GFO Issue 272, Article Number: 3
Implementing the recommendation will require dramatically increased financial support from donors and governments
ABSTRACT
ABSTRACT
The World Health Organization has revised its HIV guidelines to recommend that anyone who tests positive for the virus should be treated immediately. Experts welcomed the new guidelines but warned that fulfilling them would require a substantial cash injection and an overhaul of current strategies.
The World Health Organization has revised its HIV guidelines to recommend that anyone who tests positive for the virus should be treated immediately.
The WHO had previously said doctors should wait to treat some people with HIV until their immune systems suggested they were getting sick. The WHO said the new recommendations are based on recent trials that have found early treatment “keeps people with HIV alive, healthier and reduces the risk of transmitting the virus.”
The Associated Press reported that the new guidance means that all 37 million people with HIV globally should be offered immediate treatment, “a prospect that may be unrealistic in poor countries, where many patients are still unable to get medicines.” Last year, only about 15 million people with HIV were being treated.
Experts welcomed the new guidelines but warned that fulfilling them would require a substantial cash injection and an overhaul of current strategies. One expert said that HIV treatment would have to move out of clinics and into the communities where people live.
The WHO and UNAIDS estimated that implementing the new guidelines could avert 21 million AIDS deaths and prevent 28 million new infections by 2030.
Global Fund executive director Mark Dybul told the BBC that “the recommendations are critically important to moving us towards the fast-track treatment and prevention goals. We must embrace the ambition if we are going to end HIV as a public health threat.”

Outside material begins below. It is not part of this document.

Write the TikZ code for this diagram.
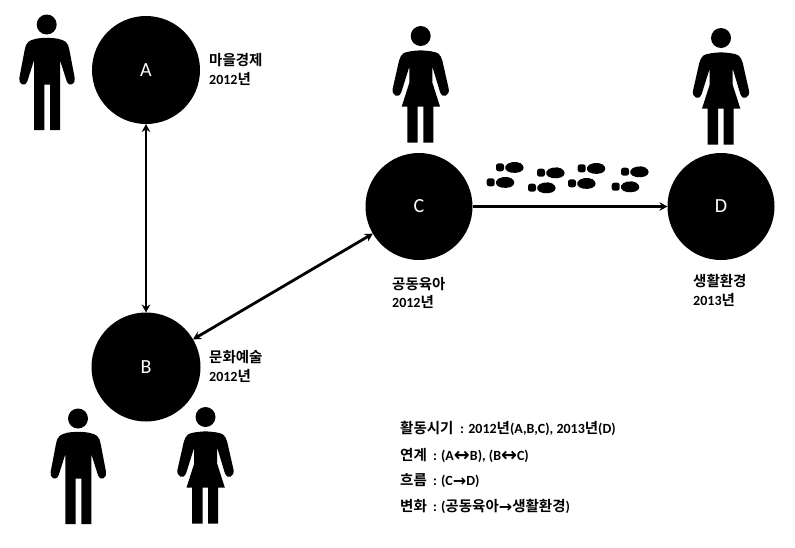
\documentclass[tikz,border=0pt]{standalone}
\usepackage{fontspec}
\setmainfont[BoldFont={Carlito Bold}]{Carlito}
\newfontfamily\krfont[BoldFont={Noto Sans CJK KR Bold}]{Noto Sans CJK KR}
\newfontfamily\arrfont{DejaVu Sans}
\usetikzlibrary{arrows.meta}
\newcommand{\Kr}[1]{{\krfont\bfseries\fontsize{14.5}{16}\selectfont #1}}
\newcommand{\Ar}[2][16]{\raisebox{-1pt}{\arrfont\bfseries\fontsize{#1}{16}\selectfont #2}}
\tikzset{
  hub/.style={circle,fill=black,minimum size=#1,inner sep=0pt,outer sep=0pt,text=white,font=\fontsize{20}{22}\selectfont},
  lab/.style={anchor=west,inner sep=0pt,font=\bfseries\fontsize{14}{16}\selectfont},
  link/.style={line width=2.8pt,{Stealth[length=8pt,width=8.5pt]}-{Stealth[length=8pt,width=8.5pt]}},
  flow/.style={line width=2.8pt,-{Stealth[length=8pt,width=8.5pt]}},
  man/.pic={
    \fill (0,0) circle (30);
    \fill (0,40) .. controls (-25,40) and (-45,44) .. (-55,52)
      .. controls (-62,58) and (-64,66) .. (-66,76) -- (-82,160)
      .. controls (-86,178) and (-66,190) .. (-58,170) -- (-38,107) -- (-38,317) -- (-7,317) -- (-7,180)
      -- (10,180) -- (10,317) -- (40,317) -- (40,107) -- (60,170)
      .. controls (68,190) and (88,178) .. (84,160) -- (68,76)
      .. controls (66,66) and (64,58) .. (57,52)
      .. controls (47,44) and (25,40) .. (0,40) -- cycle;
  },
  woman/.pic={
    \fill (0,0) circle (30);
    \fill (0,43) .. controls (-18,44) and (-42,46) .. (-52,52)
      .. controls (-58,56) and (-62,64) .. (-65,74) -- (-84,158)
      .. controls (-88,178) and (-66,190) .. (-58,168) -- (-34,92)
      -- (-34,140) -- (-57,212) -- (-40,212) -- (-40,320) -- (-9,320) -- (-9,212)
      -- (8,212) -- (8,320) -- (38,320) -- (38,212) -- (58,212) -- (35,140) -- (35,92)
      -- (58,168) .. controls (66,190) and (88,178) .. (84,158)
      -- (65,74) .. controls (62,64) and (58,56) .. (52,52)
      .. controls (42,46) and (18,44) .. (0,43) -- cycle;
  },
  print/.pic={
    \fill[rounded corners=2.5pt] (-12,-12) rectangle (12,12);
    \fill (16,-3) .. controls (20,-16) and (50,-20) .. (62,-12)
      .. controls (74,-4) and (74,8) .. (60,14)
      .. controls (44,20) and (20,16) .. (16,5) -- cycle;
  }
}
\begin{document}
\begin{tikzpicture}[x=1pt,y=-1pt]
\useasboundingbox (0,0) rectangle (795,547);
\node[hub=108pt] (a) at (146,70) {A};
\node[hub=109pt] (b) at (146,367) {B};
\node[hub=107pt] (c) at (419,206.5) {C};
\node[hub=107pt] (d) at (721,206.5) {D};
\draw[link] (a) -- (b);
\draw[link] (b) -- (c);
\draw[flow] (c) -- (d);
\pic[scale=1/3] at (46.7,24.5) {man};
\pic[scale=1/3] at (78,418.5) {man};
\pic[scale=1/3] at (205.5,417) {woman};
\pic[scale=1/3] at (420.7,36) {woman};
\pic[scale=1/3] at (721,38) {woman};
\pic[scale=1/3] at (500,167.3) {print};
\pic[scale=1/3] at (490.7,182.3) {print};
\pic[scale=1/3] at (541,172.7) {print};
\pic[scale=1/3] at (532,187.7) {print};
\pic[scale=1/3] at (581.7,168.3) {print};
\pic[scale=1/3] at (572,183.3) {print};
\pic[scale=1/3] at (625,171.7) {print};
\pic[scale=1/3] at (615.7,186.7) {print};
\node[lab] (t1) at (209,60) {\Kr{마을경제}};
\node[lab] (t2) at (209,79) {2012\Kr{년}};
\node[lab] (t3) at (392,284) {\Kr{공동육아}};
\node[lab] (t4) at (392,302) {2012\Kr{년}};
\node[lab] (t5) at (693,281) {\Kr{생활환경}};
\node[lab] (t6) at (693,300) {2013\Kr{년}};
\node[lab] (t7) at (209,357) {\Kr{문화예술}};
\node[lab] (t8) at (209,376) {2012\Kr{년}};
\node[lab] (l1) at (400,428) {\Kr{활동시기}\hspace{3.5pt} : 2012\Kr{년}(A,B,C), 2013\Kr{년}(D)};
\node[lab] (l2) at (400,455) {\Kr{연계}\hspace{3pt} : (A\Ar[19]{↔}B), (B\Ar[19]{↔}C)};
\node[lab] (l3) at (400,481) {\Kr{흐름}\hspace{3pt} : (C\Ar{→}D)};
\node[lab] (l4) at (400,506) {\Kr{변화}\hspace{3pt} : (\Kr{공동육아}\Ar{→}\Kr{생활환경})};
\end{tikzpicture}
\end{document}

Médecins Sans Frontières told Reuters that the WHO's “treat-all” plan will prevent many HIV-positive people in poorer countries from falling through the treatment net. MSF said its experience showed that a third of people who were diagnosed with HIV, but not eligible to start treatment, never returned to the clinic. MSF warned, however, making the new recommendation a reality would require dramatically increased financial support from donors and governments.